Re: [PATCH v2] sched/fair: Revert boost in cpu_util()

From: Hongyan Xia

Date: Fri Jun 05 2026 - 05:39:31 EST


On 6/5/2026 5:02 PM, Christian Loehle wrote:
> On 6/5/26 03:48, Hongyan Xia wrote:
>> [snip]
>>
>> Hi Dietmar,
>>
>> On 6/4/2026 9:21 PM, Dietmar Eggemann wrote:
>>> On 04.06.26 11:21, Hongyan Xia wrote:
>>>> On 6/4/2026 4:48 PM, Vincent Guittot wrote:
>>>>> On Thu, 4 Jun 2026 at 10:21, Hongyan Xia <hongyan.xia@xxxxxxxxxxxxx> wrote:
>>>>>>
>>>>>> On 6/4/2026 3:42 PM, Vincent Guittot wrote:
>>>>>>> On Thu, 28 May 2026 at 04:36, Hongyan Xia <hongyan.xia@xxxxxxxxxxxxx> wrote:
>>>>>>>>
>>>>>>>> From: Hongyan Xia <hongyan.xia@xxxxxxxxxxxxx>
>>>
>>> [...]
>>>
>>>>>>>> Analysis:
>>>>>>>>
>>>>>>>> We found several problems that result in the power spike:
>>>>>>>>
>>>>>>>> 1. Arithmetic should not happen between util_avg and runnable_avg:
>>>>>>>>
>>>>>>>> After util = max(util, runnable) which potentially picks runnable value
>>>>>>>> in cpu_util(), we then add or subtract task util values from it. This
>>>>>>>> produces a value that is half-runnable-half-util which is ill-defined.
>>>>>>>> This alone should be a warning sign. This breaks EAS calculations in
>>>>>>>> many cases, leading to sub-optimal task placements.
>>>>>>>
>>>>>>> This can be easily fixed
>>>>>>
>>>>>> I thought about adding or subtracting runnable_avg instead, but that is
>>>>>> still wrong. Given three tasks each with 100 util, if they wake up at
>>>>>> the same time and running on the same rq, their util is 100, 100, 100,
>>>>>> rq total util is 300. Their runnable_avg is 100, 200, 300, rq total
>>>>>> runnable_avg is 600. If the 1st task leaves the rq, the remaining two
>>>>>> task runnable_avg will then become 100, 200, giving a total rq
>>>>>> runnable_avg of 300. However, subtracting the runnable_avg of the 1st
>>>>>> task gives 600 - 100 = 500, which is very wrong.
>>>>>
>>>>> Substracting/adding se.avg.runnable_avg is still the right solution
>>>>> because this is what will happen if the task migrate
>>>>
>>>> One difference is that before runnable boost, runnable_avg really
>>>> doesn't affect EAS and CPUFreq much.
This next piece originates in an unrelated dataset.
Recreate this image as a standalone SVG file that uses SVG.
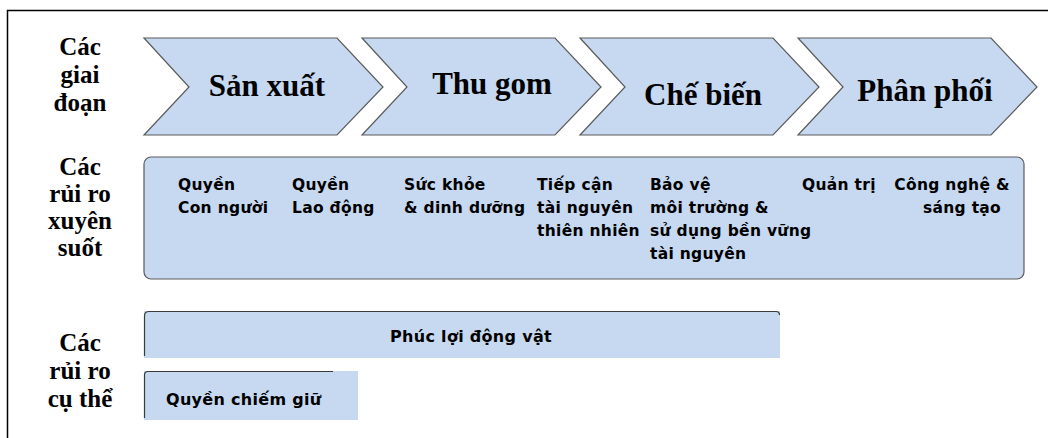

Runnable boost is the first
>>>> instance where we directly use raw runnable_avg values in EAS and
>>>> frequency selection, and this value is often too high to be reasonable.
>>>> I'm mostly arguing that we should use it in proper places (like the one
>>>> in util_est_update()) and not here.
>>>>
>>>> Actually this is the very first fix we tried internally. There is minor
>>>> improvement in EAS spreading out tasks, but energy regression is pretty
>>>> much the same, and Youtube is still at 20% regression.
>>>
>>> I thought the issue was that, in your low-power test cases, most of the
>>> tasks involved in these contention scenarios are raising CPU frequency,
>>> but they are not directly contributing to the workload (including
>>> Android Graphics Pipeline (AGP) progress). If that's the case, the
>>> additional power consumption is essentially wasted.
>>>
>>> Could you collect some information about these contention events and
>>> identify the tasks involved?
>>
>> Our profiling shows that there is a very typical scenario in these
>> energy regressions, which is IPC.
>>
>> Quite a lot of apps have per-CPU worker threads taking data from
>> producers. When a producer sends the first piece of data (mostly using
>> wake_up_sync()), a worker thread on the same CPU gets woken up, but that
>> worker is not immediately switched to, which is right because you want
>> the producer to finish producing data. But, because that worker thread
>> is already runnable, it starts to shoot up its runnable_avg and the rq
>> runnable_avg. When the producer is done and we finally context switch to
>> the worker, the frequency is already super high and it takes time for
>> the frequency to decay.
>>
>> Two problems with this:
>>
>> 1. In this common scenario, the producer and per-CPU consumer threads
>> are not really 'contending'. They are accomplishing the same job but
>> just split into multiple stages. The 'contention' here should be much
>> smaller than two independent threads doing two separate jobs.
>
> I would have expected this to be relatively rare, since feec() should
> normally place the consumer on another CPU in the same cluster according
> to max-spare-capacity. The producer should already have consumed some spare
> capacity on its current CPU, so another CPU should look preferable.
>
> Why does this not happen in practice? Is the consumer wakeup not going
> through that path for some other reason, or is the spare-capacity delta
> too small?

The Binder IPC mechanism in Android and many apps have per-CPU consumer
threads. The producer does wake_up_sync() instead of a normal wake-up on
a consumer thread on the *same* CPU. This is to avoid moving data across
CPUs because the producer is expected to yield soon to the consumer.

> On your 4+3+1 SoC, does this “dominated by runnable_avg” scenario happen
> mostly on a specific cluster, or is it fairly evenly distributed?

Fairly even. In Youtube playback, the three clusters all have around
40-50% higher average frequency, leading to a 20% power regression.

>> [snip]